Please transcribe the listing below in full and word for word, without its pictures.
BEGIN Data lines
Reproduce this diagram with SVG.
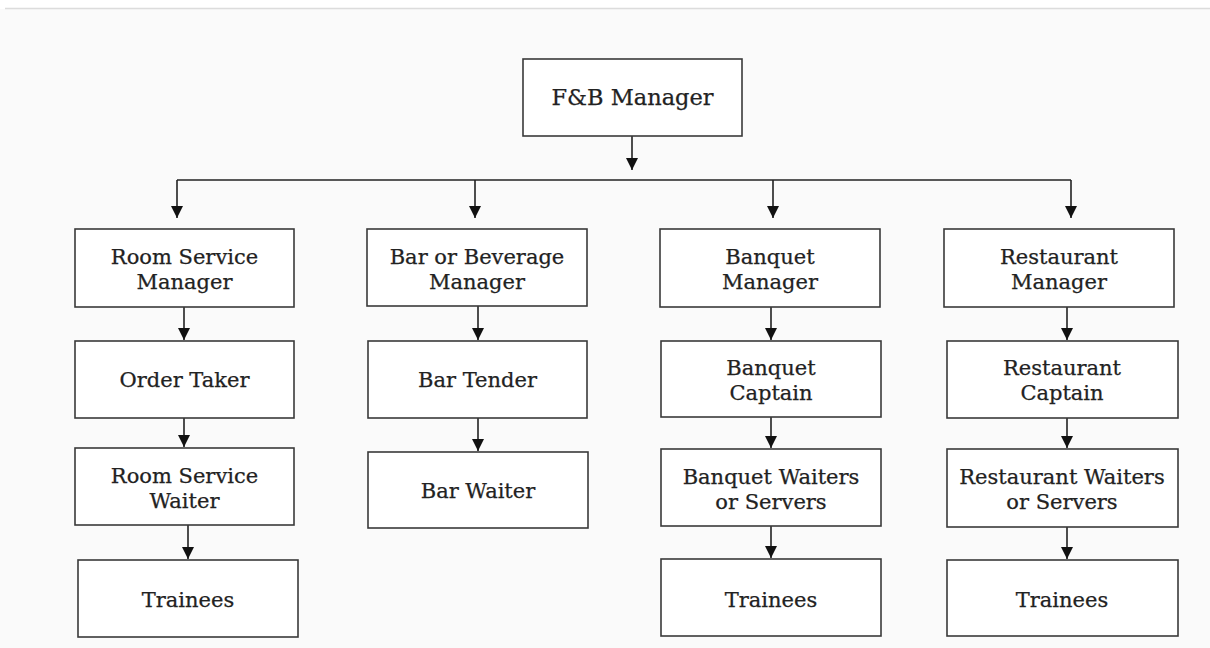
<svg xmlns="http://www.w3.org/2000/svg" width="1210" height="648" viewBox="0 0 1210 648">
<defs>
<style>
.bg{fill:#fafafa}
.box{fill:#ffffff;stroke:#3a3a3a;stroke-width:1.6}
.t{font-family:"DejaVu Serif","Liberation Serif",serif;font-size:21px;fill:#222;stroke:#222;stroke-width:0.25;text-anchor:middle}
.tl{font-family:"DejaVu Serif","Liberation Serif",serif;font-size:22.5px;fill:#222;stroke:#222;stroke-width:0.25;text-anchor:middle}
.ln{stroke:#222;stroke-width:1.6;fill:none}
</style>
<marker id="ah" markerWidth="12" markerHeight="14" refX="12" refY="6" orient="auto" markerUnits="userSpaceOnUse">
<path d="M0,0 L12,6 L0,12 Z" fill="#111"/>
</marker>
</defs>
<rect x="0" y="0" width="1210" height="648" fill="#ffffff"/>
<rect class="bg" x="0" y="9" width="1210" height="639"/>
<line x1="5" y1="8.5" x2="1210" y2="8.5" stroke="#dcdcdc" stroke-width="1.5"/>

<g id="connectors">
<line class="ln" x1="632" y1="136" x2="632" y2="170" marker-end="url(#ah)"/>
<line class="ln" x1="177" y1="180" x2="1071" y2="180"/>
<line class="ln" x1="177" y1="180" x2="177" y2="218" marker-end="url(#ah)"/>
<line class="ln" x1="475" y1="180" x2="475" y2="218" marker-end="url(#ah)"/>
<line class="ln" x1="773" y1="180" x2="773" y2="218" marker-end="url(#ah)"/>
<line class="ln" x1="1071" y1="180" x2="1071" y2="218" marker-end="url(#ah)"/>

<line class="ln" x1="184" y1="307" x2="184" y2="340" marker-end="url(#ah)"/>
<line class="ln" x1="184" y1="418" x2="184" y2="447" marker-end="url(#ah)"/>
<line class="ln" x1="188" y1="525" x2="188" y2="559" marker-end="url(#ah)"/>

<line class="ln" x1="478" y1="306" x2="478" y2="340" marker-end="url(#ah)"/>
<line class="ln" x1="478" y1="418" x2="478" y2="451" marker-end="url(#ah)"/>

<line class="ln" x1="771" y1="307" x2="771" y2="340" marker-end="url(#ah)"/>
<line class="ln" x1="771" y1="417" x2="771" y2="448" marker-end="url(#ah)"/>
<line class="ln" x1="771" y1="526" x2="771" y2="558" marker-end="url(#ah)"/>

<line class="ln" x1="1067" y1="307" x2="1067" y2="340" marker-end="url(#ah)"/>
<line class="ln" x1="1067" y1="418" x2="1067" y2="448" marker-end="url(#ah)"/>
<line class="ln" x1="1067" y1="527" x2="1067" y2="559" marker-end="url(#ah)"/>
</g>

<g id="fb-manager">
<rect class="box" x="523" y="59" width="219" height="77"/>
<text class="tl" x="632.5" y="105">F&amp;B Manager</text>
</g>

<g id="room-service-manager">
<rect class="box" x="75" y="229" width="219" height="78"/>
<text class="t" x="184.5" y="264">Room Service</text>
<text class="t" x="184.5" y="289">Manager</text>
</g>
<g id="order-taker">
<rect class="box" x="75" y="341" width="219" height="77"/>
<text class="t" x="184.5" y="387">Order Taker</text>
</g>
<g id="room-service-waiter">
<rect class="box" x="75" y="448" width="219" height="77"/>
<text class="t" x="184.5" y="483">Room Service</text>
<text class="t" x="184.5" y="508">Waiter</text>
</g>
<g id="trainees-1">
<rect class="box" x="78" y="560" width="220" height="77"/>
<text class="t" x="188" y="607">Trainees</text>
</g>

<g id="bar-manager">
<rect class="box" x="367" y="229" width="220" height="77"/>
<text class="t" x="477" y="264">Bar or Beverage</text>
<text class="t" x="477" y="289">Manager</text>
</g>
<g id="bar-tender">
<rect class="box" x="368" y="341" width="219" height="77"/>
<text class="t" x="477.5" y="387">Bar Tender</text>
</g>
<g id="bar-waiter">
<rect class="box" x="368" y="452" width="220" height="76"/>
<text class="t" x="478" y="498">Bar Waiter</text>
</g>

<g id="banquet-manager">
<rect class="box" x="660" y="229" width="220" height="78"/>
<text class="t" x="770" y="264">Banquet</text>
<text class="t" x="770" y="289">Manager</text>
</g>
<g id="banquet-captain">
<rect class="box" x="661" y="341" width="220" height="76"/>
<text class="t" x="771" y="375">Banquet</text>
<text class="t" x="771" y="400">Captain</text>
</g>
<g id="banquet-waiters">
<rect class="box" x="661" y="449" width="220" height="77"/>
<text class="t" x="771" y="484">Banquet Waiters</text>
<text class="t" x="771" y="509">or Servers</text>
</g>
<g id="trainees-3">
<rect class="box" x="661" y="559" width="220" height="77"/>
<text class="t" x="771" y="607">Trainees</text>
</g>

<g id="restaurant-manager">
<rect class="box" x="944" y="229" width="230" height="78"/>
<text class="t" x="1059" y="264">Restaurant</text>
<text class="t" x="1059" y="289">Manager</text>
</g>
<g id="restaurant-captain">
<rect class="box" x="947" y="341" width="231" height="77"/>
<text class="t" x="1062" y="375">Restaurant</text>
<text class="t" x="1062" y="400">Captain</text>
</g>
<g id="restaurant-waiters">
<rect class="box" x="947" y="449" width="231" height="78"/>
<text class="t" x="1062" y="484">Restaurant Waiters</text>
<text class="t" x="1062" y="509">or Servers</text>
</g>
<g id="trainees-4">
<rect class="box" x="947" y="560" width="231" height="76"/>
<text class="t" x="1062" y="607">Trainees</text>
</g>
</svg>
END Data lines
- [Solution to this exercise]
Reproduce this diagram with SVG.
<svg xmlns="http://www.w3.org/2000/svg" width="1210" height="648" viewBox="0 0 1210 648">
<defs>
<style>
.bg{fill:#fafafa}
.box{fill:#ffffff;stroke:#3a3a3a;stroke-width:1.6}
.t{font-family:"DejaVu Serif","Liberation Serif",serif;font-size:21px;fill:#222;stroke:#222;stroke-width:0.25;text-anchor:middle}
.tl{font-family:"DejaVu Serif","Liberation Serif",serif;font-size:22.5px;fill:#222;stroke:#222;stroke-width:0.25;text-anchor:middle}
.ln{stroke:#222;stroke-width:1.6;fill:none}
</style>
<marker id="ah" markerWidth="12" markerHeight="14" refX="12" refY="6" orient="auto" markerUnits="userSpaceOnUse">
<path d="M0,0 L12,6 L0,12 Z" fill="#111"/>
</marker>
</defs>
<rect x="0" y="0" width="1210" height="648" fill="#ffffff"/>
<rect class="bg" x="0" y="9" width="1210" height="639"/>
<line x1="5" y1="8.5" x2="1210" y2="8.5" stroke="#dcdcdc" stroke-width="1.5"/>

<g id="connectors">
<line class="ln" x1="632" y1="136" x2="632" y2="170" marker-end="url(#ah)"/>
<line class="ln" x1="177" y1="180" x2="1071" y2="180"/>
<line class="ln" x1="177" y1="180" x2="177" y2="218" marker-end="url(#ah)"/>
<line class="ln" x1="475" y1="180" x2="475" y2="218" marker-end="url(#ah)"/>
<line class="ln" x1="773" y1="180" x2="773" y2="218" marker-end="url(#ah)"/>
<line class="ln" x1="1071" y1="180" x2="1071" y2="218" marker-end="url(#ah)"/>

<line class="ln" x1="184" y1="307" x2="184" y2="340" marker-end="url(#ah)"/>
<line class="ln" x1="184" y1="418" x2="184" y2="447" marker-end="url(#ah)"/>
<line class="ln" x1="188" y1="525" x2="188" y2="559" marker-end="url(#ah)"/>

<line class="ln" x1="478" y1="306" x2="478" y2="340" marker-end="url(#ah)"/>
<line class="ln" x1="478" y1="418" x2="478" y2="451" marker-end="url(#ah)"/>

<line class="ln" x1="771" y1="307" x2="771" y2="340" marker-end="url(#ah)"/>
<line class="ln" x1="771" y1="417" x2="771" y2="448" marker-end="url(#ah)"/>
<line class="ln" x1="771" y1="526" x2="771" y2="558" marker-end="url(#ah)"/>

<line class="ln" x1="1067" y1="307" x2="1067" y2="340" marker-end="url(#ah)"/>
<line class="ln" x1="1067" y1="418" x2="1067" y2="448" marker-end="url(#ah)"/>
<line class="ln" x1="1067" y1="527" x2="1067" y2="559" marker-end="url(#ah)"/>
</g>

<g id="fb-manager">
<rect class="box" x="523" y="59" width="219" height="77"/>
<text class="tl" x="632.5" y="105">F&amp;B Manager</text>
</g>

<g id="room-service-manager">
<rect class="box" x="75" y="229" width="219" height="78"/>
<text class="t" x="184.5" y="264">Room Service</text>
<text class="t" x="184.5" y="289">Manager</text>
</g>
<g id="order-taker">
<rect class="box" x="75" y="341" width="219" height="77"/>
<text class="t" x="184.5" y="387">Order Taker</text>
</g>
<g id="room-service-waiter">
<rect class="box" x="75" y="448" width="219" height="77"/>
<text class="t" x="184.5" y="483">Room Service</text>
<text class="t" x="184.5" y="508">Waiter</text>
</g>
<g id="trainees-1">
<rect class="box" x="78" y="560" width="220" height="77"/>
<text class="t" x="188" y="607">Trainees</text>
</g>

<g id="bar-manager">
<rect class="box" x="367" y="229" width="220" height="77"/>
<text class="t" x="477" y="264">Bar or Beverage</text>
<text class="t" x="477" y="289">Manager</text>
</g>
<g id="bar-tender">
<rect class="box" x="368" y="341" width="219" height="77"/>
<text class="t" x="477.5" y="387">Bar Tender</text>
</g>
<g id="bar-waiter">
<rect class="box" x="368" y="452" width="220" height="76"/>
<text class="t" x="478" y="498">Bar Waiter</text>
</g>

<g id="banquet-manager">
<rect class="box" x="660" y="229" width="220" height="78"/>
<text class="t" x="770" y="264">Banquet</text>
<text class="t" x="770" y="289">Manager</text>
</g>
<g id="banquet-captain">
<rect class="box" x="661" y="341" width="220" height="76"/>
<text class="t" x="771" y="375">Banquet</text>
<text class="t" x="771" y="400">Captain</text>
</g>
<g id="banquet-waiters">
<rect class="box" x="661" y="449" width="220" height="77"/>
<text class="t" x="771" y="484">Banquet Waiters</text>
<text class="t" x="771" y="509">or Servers</text>
</g>
<g id="trainees-3">
<rect class="box" x="661" y="559" width="220" height="77"/>
<text class="t" x="771" y="607">Trainees</text>
</g>

<g id="restaurant-manager">
<rect class="box" x="944" y="229" width="230" height="78"/>
<text class="t" x="1059" y="264">Restaurant</text>
<text class="t" x="1059" y="289">Manager</text>
</g>
<g id="restaurant-captain">
<rect class="box" x="947" y="341" width="231" height="77"/>
<text class="t" x="1062" y="375">Restaurant</text>
<text class="t" x="1062" y="400">Captain</text>
</g>
<g id="restaurant-waiters">
<rect class="box" x="947" y="449" width="231" height="78"/>
<text class="t" x="1062" y="484">Restaurant Waiters</text>
<text class="t" x="1062" y="509">or Servers</text>
</g>
<g id="trainees-4">
<rect class="box" x="947" y="560" width="231" height="76"/>
<text class="t" x="1062" y="607">Trainees</text>
</g>
</svg>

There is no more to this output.